Carlström ayrıca yeşil yapraklı sebzeleri bu kadar sağlıklı yapan nedenin henüz açıklanmadığını, ancak kimsenin daha önce araştırmadığı nitratın anahtar olabileceğini belirtti. Şimdi karaciğer yağlanması riskini azaltmak için nitrat takviyesinin terapötik (tedavi edici) değerini araştırmak için insan klinik çalışmalar yapmak gerekiyor. Sonuçlar, yeni farmakolojik ve beslenme yaklaşımlarının gelişmesine yol açabilir. İnsanların daha çok yeşil yapraklı sebze tüketmesinde fayda var. En fazla nitrat içeren yeşil sebzeler kereviz, ıspanak, marul ve roka.

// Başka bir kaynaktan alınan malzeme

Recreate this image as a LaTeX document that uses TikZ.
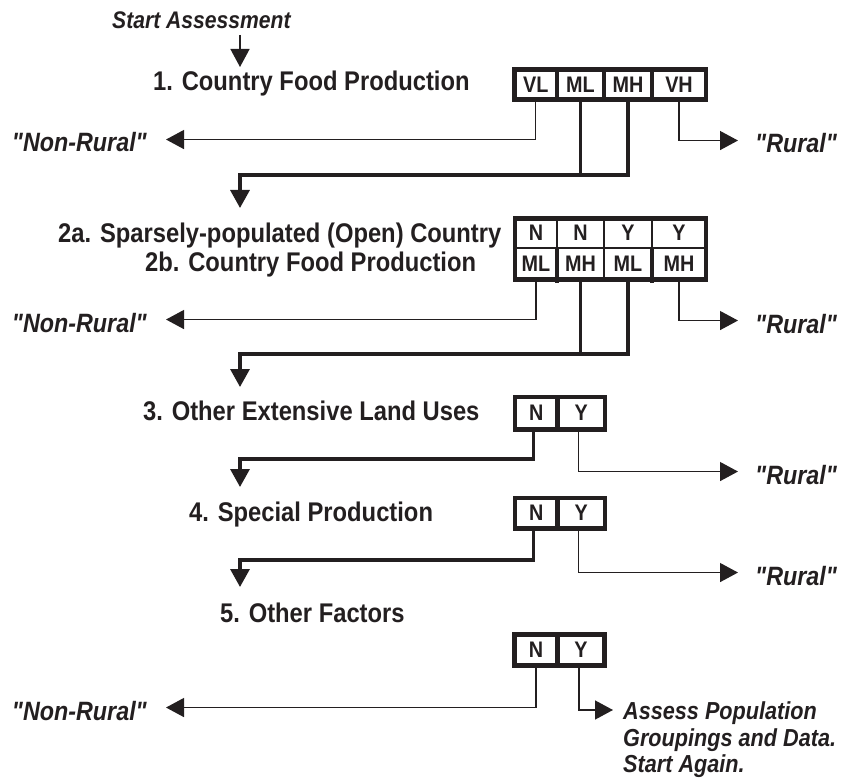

Yeşil yapraklı sebzelerin koruyucu etkisinden faydalanmak için çok fazla miktarlarda değil, günlük 200 gram tüketmek yeterli.
Organik ve İnorganik Nitrat / Nitrit Farkları Nelerdir?
Yazıyı okuyanların çoğu, nitratları şimdiye kadar hep "sağlıksız" moleküller olarak duymuş olmalı. Nitratlar ve nitritler, insanlar için muhtemelen / büyük ihtimalle karsinojen olarak sınıflandırılan 58 etkenden biridir. Fakat bu yazıda bahsedilen inorganik nitratlar, karsinojen (kanser yapıcı) olarak araştırılan organik nitratlardan farklı yapı ve özelliklere sahiptir.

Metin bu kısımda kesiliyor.